Since 2021, the Government of National Unity has tried to regulate foreign workers. It launched the “Wafed” platform to register them. But, according to Tariq Lamloum, as of mid-2024 only 15,000 workers had registered an insignificant number compared to reality.

Labor Minister Ali Al-Abed stated in June 2024 that the government plans to adopt a “private sponsorship” model inspired by Gulf countries though some of these countries are abandoning it, such as Saudi Arabia. Al-Abed told Maghreb Voices: “The idea is to hold employers accountable for their workers’ safety, legal status, and health.”

Tariq Lamloum strongly opposes this model. “It’ll only make things worse,” he said. “It allows anyone to become a sponsor and bring in workers, opening the door to trafficking and sexual exploitation. Libya is not ready for this.
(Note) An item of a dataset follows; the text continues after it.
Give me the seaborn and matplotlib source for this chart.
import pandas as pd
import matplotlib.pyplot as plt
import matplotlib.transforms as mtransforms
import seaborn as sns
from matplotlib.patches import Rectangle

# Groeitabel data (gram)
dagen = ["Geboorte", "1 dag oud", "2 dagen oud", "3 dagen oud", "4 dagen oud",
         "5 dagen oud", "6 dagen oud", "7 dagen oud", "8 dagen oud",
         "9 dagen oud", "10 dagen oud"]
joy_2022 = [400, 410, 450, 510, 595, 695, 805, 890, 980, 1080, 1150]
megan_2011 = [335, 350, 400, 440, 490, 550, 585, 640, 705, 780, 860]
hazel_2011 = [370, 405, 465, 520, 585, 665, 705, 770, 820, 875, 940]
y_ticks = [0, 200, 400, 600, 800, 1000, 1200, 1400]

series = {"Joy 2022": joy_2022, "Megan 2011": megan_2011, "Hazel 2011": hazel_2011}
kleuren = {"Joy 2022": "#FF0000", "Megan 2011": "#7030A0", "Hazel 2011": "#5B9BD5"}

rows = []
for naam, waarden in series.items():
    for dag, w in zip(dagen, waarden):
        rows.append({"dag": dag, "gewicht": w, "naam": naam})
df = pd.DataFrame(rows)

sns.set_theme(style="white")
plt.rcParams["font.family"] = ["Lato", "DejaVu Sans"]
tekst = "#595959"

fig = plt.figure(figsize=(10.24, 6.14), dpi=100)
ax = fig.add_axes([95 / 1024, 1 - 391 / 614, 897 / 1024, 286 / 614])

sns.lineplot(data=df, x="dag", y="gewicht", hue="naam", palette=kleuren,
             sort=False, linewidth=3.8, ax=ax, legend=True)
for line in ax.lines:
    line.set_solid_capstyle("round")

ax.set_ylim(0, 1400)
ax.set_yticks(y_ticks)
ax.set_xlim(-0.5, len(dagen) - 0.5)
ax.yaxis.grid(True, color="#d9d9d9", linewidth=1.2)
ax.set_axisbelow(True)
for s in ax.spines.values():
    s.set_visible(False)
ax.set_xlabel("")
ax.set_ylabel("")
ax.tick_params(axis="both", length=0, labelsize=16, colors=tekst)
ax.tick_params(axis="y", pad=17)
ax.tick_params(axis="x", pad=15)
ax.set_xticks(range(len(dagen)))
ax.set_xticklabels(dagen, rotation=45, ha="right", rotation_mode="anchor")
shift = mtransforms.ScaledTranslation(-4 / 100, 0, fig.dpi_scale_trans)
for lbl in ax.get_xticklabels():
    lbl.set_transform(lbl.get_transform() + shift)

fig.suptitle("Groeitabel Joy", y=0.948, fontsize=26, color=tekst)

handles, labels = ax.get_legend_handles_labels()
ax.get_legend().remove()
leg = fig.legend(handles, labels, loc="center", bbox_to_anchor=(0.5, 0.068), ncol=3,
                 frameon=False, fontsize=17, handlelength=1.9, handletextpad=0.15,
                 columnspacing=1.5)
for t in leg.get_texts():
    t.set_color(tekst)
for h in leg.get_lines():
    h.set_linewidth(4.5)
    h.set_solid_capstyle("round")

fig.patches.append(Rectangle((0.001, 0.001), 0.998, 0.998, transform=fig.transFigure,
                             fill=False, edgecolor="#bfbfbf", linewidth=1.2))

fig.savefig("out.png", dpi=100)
There’s no way to regulate sponsors, especially in remote and border areas.”

Abdel Qader Bouchnaf, the Ministry of Labor’s spokesperson, told Al-Furats: “There is no new law regulating labor recruitment companies.” He said the employment of household workers is governed by Ministerial Decree No. 392 of 2021, which is supposed to define the relationship between companies, the ministry, and the worker. Companies may be licensed under Cabinet Decision No. 148 of 2024, and 455 companies were registered on the Wafed platform by mid-September 2024.

The Wafed platform was created in December 2021 and is jointly managed by the Ministry of Labor, security agencies, and the passport and immigration authority. Its goal is to regulate foreign labor and the companies employing them. The government hopes it will help control the labor market, ensure tax collection, track the number of migrant workers, and guarantee their labor rights.

Bouchnaf concluded: “Wafed is still in its early stages. We hope more companies and foreign workers register, so we can legitimize their employment and protect both them and the country from abuse and exploitation.”

However, Wafed’s requirements are so strict that many migrants cannot meet them. The platform requires a valid passport, a recent health certificate, and health insurance valid for three months. It also verifies that the worker’s experience matches the job they’re being recruited for. While these are important conditions, they have discouraged many companies especially those reliant on undocumented labor from registering.

This, in turn, further complicates the lives of domestic workers and prevents any meaningful resolution to their plight. It’s all tied to broader, equally complex issues such as securing Libya’s borders, drafting and enforcing labor laws, and regulating the companies employing these workers. All of this depends on ending Libya’s political crisis and achieving security and economic stability. It also depends on the international community addressing the root causes that force people to leave their home countries.Until then, we will continue to hear stories like Aisha’s or even worse.